Transportation Safety Board follows up on airplane crash

Published on March 4, 2014
The pilot of this Cessna airplane was not seriously injured when the plane crashed into a tree in a Yarmouth County cemetery on Sunday morning, March 2.
Tina Comeau photo/Yarmouth Vanguard

YARMOUTH - The Transportation Safety Board is following up on an airplane crash that saw the pilot crash into a tree in Arcadia on Sunday.

But unless there is a potential public safety issue identified – as opposed to it just being an isolated case – the board doesn’t produce or issue a report.

"Really, we only investigate selected occurrences and those are the ones where we see a safety potential," said Mike Cunningham, a regional manager with the Transportation Safety Board.
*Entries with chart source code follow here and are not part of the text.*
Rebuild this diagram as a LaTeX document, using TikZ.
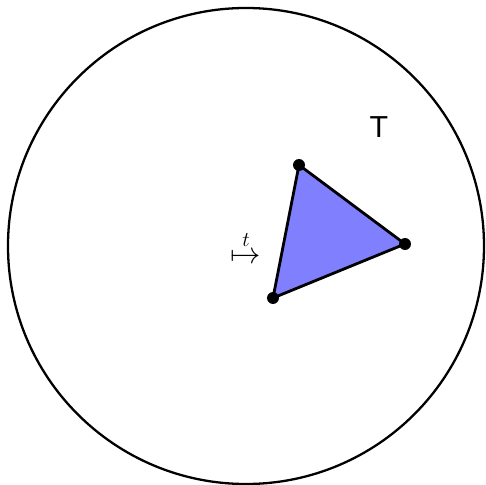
\documentclass[tikz,border=0pt]{standalone}
\usepackage{amsmath}
\usepackage{fontspec}
\setsansfont{Liberation Sans}
\usetikzlibrary{positioning,calc}
\definecolor{facefill}{HTML}{8080FF}

\tikzset{
  vertex/.style={circle, fill=black, inner sep=0pt, minimum size=0.24cm},
}

\begin{document}
\begin{tikzpicture}
    \useasboundingbox (-4.92,-4.78) rectangle (4.78,4.92);
    % Disc
    \node[circle, draw, line width=1.3pt, minimum size=9.52cm, inner sep=0pt] (disc) at (0,0) {};
    \node[font=\sffamily\LARGE] (lbl) at (2.66,2.38) {T};

    % Triangle
    \coordinate (a) at (1.06,1.62);
    \coordinate (b) at (3.18,0.04);
    \coordinate (c) at (0.54,-1.04);
    \filldraw[fill=facefill, line width=1.6pt, line join=round] (a) -- (b) -- (c) -- cycle;
    \node[vertex] (va) at (a) {};
    \node[vertex] (vb) at (b) {};
    \node[vertex] (vc) at (c) {};

    % Map
    \node[font=\LARGE, inner sep=0pt] (map) at (0,-0.02) {$\overset{t}{\mapsto}$};
\end{tikzpicture}
\end{document}
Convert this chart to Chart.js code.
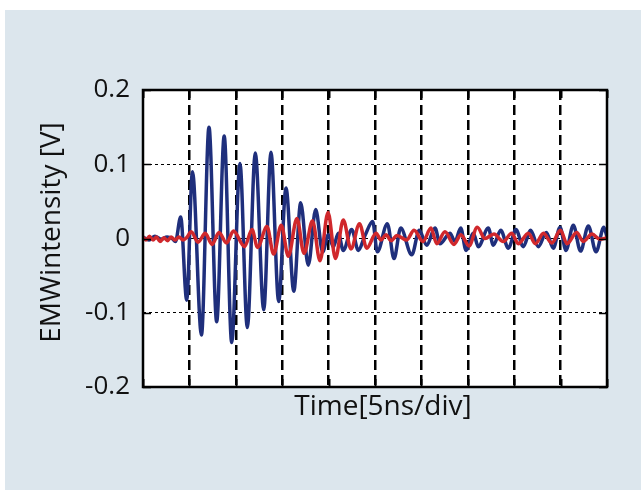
<!DOCTYPE html>
<html><head><meta charset="utf-8">
<script src="https://cdn.jsdelivr.net/npm/chart.js@4/dist/chart.umd.min.js"></script>
<style>html,body{margin:0;padding:0;background:#fff;}</style>
</head><body>
<canvas id="c" width="641" height="490"></canvas>
<script>
// Time axis in ns (5 ns per division, 10 divisions)
const xTitle = 'Time[5ns/div]';
const yTitle = 'EMWintensity [V]';
const yTickValues = [0.2, 0.1, 0, -0.1, -0.2];

const blueTime = [0, 0.65, 1.29, 1.94, 2.59, 3.13, 3.50, 4.06, 4.71, 5.33, 6.30, 7.11, 7.94, 8.75, 9.56, 10.45, 11.24, 12.10, 13.01, 13.79, 14.62, 15.41, 16.25, 16.99, 17.81, 18.61, 19.36, 19.97, 20.51, 21.05, 21.58, 22.49, 23.20, 23.92, 24.75, 25.25, 26.33, 27.05, 27.77, 28.96, 29.77, 30.57, 31.47, 32.00, 33.08, 33.62, 34.24, 34.81, 35.60, 36.13, 37.21, 37.75, 38.55, 39.37, 40.19, 40.98, 41.76, 42.60, 43.46, 44.21, 44.94, 45.58, 46.37, 47.15, 47.99, 48.82, 49.66, 50.00];
const blueValue = [0.002, -0.002, 0.003, -0.001, 0.002, 0.000, -0.004, 0.029, -0.083, 0.090, -0.130, 0.150, -0.112, 0.138, -0.140, 0.101, -0.120, 0.115, -0.096, 0.116, -0.085, 0.068, -0.071, 0.048, -0.036, 0.039, -0.018, 0.005, -0.011, 0.007, -0.016, 0.012, -0.016, 0.004, 0.023, -0.018, 0.020, -0.027, 0.014, -0.022, 0.011, -0.009, 0.014, -0.007, 0.007, -0.004, 0.014, -0.016, 0.007, -0.011, 0.014, -0.009, 0.011, -0.013, 0.012, -0.011, 0.011, -0.011, 0.008, -0.013, 0.015, -0.016, 0.018, -0.017, 0.017, -0.018, 0.015, 0.002];

const redTime = [0, 0.32, 0.70, 1.08, 1.45, 1.83, 2.26, 2.64, 3.02, 3.45, 3.88, 4.31, 4.69, 5.20, 5.93, 6.71, 7.44, 8.19, 9.00, 9.75, 10.94, 11.75, 12.34, 13.36, 14.08, 14.90, 15.66, 16.59, 17.35, 18.27, 19.07, 19.94, 20.74, 21.58, 22.41, 23.33, 24.11, 25.11, 25.65, 26.19, 26.73, 27.37, 28.40, 29.21, 30.17, 31.03, 31.65, 32.54, 33.51, 34.26, 35.13, 36.02, 36.85, 37.82, 38.82, 39.73, 40.44, 41.52, 42.29, 43.15, 44.04, 44.99, 45.69, 46.73, 47.44, 48.38, 49.24, 50.00];
const redValue = [0.002, -0.002, 0.003, -0.002, 0.002, -0.004, 0.001, -0.003, 0.002, -0.002, 0.002, -0.002, 0.001, 0.009, -0.005, 0.007, -0.008, 0.008, -0.006, 0.010, -0.011, 0.012, -0.012, 0.016, -0.021, 0.018, -0.024, 0.027, -0.020, 0.024, -0.030, 0.035, -0.027, 0.025, -0.014, 0.020, -0.013, 0.007, -0.002, 0.005, -0.003, 0.004, -0.002, 0.011, -0.004, 0.014, -0.007, 0.009, -0.008, 0.005, -0.010, 0.015, 0.000, 0.006, -0.004, 0.007, -0.007, 0.007, -0.007, 0.007, -0.006, 0.011, -0.007, 0.008, -0.004, 0.006, -0.001, 0.001];

const BG = 'rgb(220,230,237)';
const FONT = "'Open Sans', 'Noto Sans', sans-serif";

const frame = {
  id: 'frame',
  beforeDraw(chart) {
    const c = chart.ctx, a = chart.chartArea;
    c.save();
    c.fillStyle = '#fff';
    c.fillRect(0, 0, chart.width, chart.height);
    c.fillStyle = BG;
    c.fillRect(5, 10, chart.width - 5, chart.height - 10);
    c.fillStyle = '#fff';
    c.fillRect(a.left, a.top, a.right - a.left, a.bottom - a.top);
    c.restore();
  },
  afterDraw(chart) {
    const c = chart.ctx, a = chart.chartArea;
    const xs = chart.scales.x, ys = chart.scales.y;
    c.save();
    c.strokeStyle = '#000';
    c.lineWidth = 2;
    xs.ticks.forEach(t => {
      const px = Math.round(xs.getPixelForValue(t.value)) + 0.5;
      c.beginPath();
      c.moveTo(px, a.top); c.lineTo(px, a.top + 8);
      c.moveTo(px, a.bottom); c.lineTo(px, a.bottom - 8);
      c.stroke();
    });
    c.lineWidth = 1.5;
    ys.ticks.forEach(t => {
      const py = Math.round(ys.getPixelForValue(t.value)) + 0.5;
      c.beginPath();
      c.moveTo(a.left, py); c.lineTo(a.left + 8, py);
      c.moveTo(a.right, py); c.lineTo(a.right - 8, py);
      c.stroke();
    });
    c.lineWidth = 2.5;
    c.strokeRect(a.left, a.top, a.right - a.left, a.bottom - a.top);
    // axis titles
    c.fillStyle = '#111';
    c.font = "28px " + FONT;
    c.textAlign = 'center';
    c.textBaseline = 'middle';
    c.fillText(xTitle, (a.left + a.right) / 2 + 8, a.bottom + 20);
    c.translate(52, (a.top + a.bottom) / 2 - 6);
    c.rotate(-Math.PI / 2);
    c.fillText(yTitle, 0, 0);
    c.restore();
  }
};

new Chart(document.getElementById('c'), {
  type: 'line',
  data: {
    datasets: [
      { label: 'red', data: redTime.map((t, i) => ({x: t, y: redValue[i]})),
        borderColor: '#d0282c', borderWidth: 3.5, pointRadius: 0, cubicInterpolationMode: 'monotone', fill: false },
      { label: 'blue', data: blueTime.map((t, i) => ({x: t, y: blueValue[i]})),
        borderColor: '#1f2f7c', borderWidth: 3.5, pointRadius: 0, cubicInterpolationMode: 'monotone', fill: false }
    ]
  },
  options: {
    responsive: false,
    animation: false,
    devicePixelRatio: 1,
    layout: { padding: { top: 90, right: 34, left: 0, bottom: 0 } },
    plugins: { legend: { display: false }, tooltip: { enabled: false } },
    scales: {
      x: {
        type: 'linear', min: 0, max: 50,
        ticks: { display: false, stepSize: 5 },
        grid: {
          drawTicks: false, lineWidth: 2.5,
          color: ctx => (ctx.tick && (ctx.tick.value === 0 || ctx.tick.value === 50)) ? 'rgba(0,0,0,0)' : '#000'
        },
        border: { display: false, dash: [10, 5] },
        title: { display: false },
        afterFit: s => { s.height = 103; }
      },
      y: {
        type: 'linear', min: -0.2, max: 0.2,
        afterBuildTicks: s => { s.ticks = yTickValues.map(v => ({ value: v })); },
        ticks: { padding: 13, color: '#111', font: { family: FONT, size: 26 } },
        grid: {
          drawTicks: false, lineWidth: 1,
          color: ctx => (ctx.tick && Math.abs(ctx.tick.value) > 0.15) ? 'rgba(0,0,0,0)' : '#000'
        },
        border: { display: false, dash: [3, 3] },
        title: { display: false },
        afterFit: s => { s.width = 143; }
      }
    }
  },
  plugins: [frame]
});
</script>
</body></html>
He says they didn’t dispatch an investigator in person to Yarmouth, however an investigator has been following up with the aircraft maintenance engineer who was examining the airplane. He has also spoken with the pilot by telephone and is collecting other data information, including information about weather conditions.

On Sunday morning local businessman and pilot Dave Arenburg had to conduct an emergency landing when his Piper Cub aircraft lost engine power. Although he was close to the Yarmouth airport, he knew he wouldn’t make it, so instead he aimed to land in a field he knew of in Arcadia.

But it became evident, while he had his aircraft in glide mode, that he wouldn’t make it to the field either for an emergency landing so he chose instead to fly into some trees, as opposed to hitting the ground. The tree his aircraft crashed into, fortunately at a low speed, was in the Arcadia Cemetery on the Kinney Hill Road.

Arenburg wasn’t injured, other than suffering a bit of a chemical burn from fuel and a scratch on his hand. Firefighters who attended to the scene helped him down from the plane.

Arenburg later told the Vanguard he believed his aircraft had experience carburetor icing due to deteriorating weather conditions while he was in flight.

The Transportation Safety Board says if that is the case, it may be difficult to pinpoint.

"If you had icing in the carburetor, typically there's no evidence after the fact," Cunningham says. "We certainly know that he had fuel on board so there's no issues there."

The aircraft was removed from the crash site early the next morning.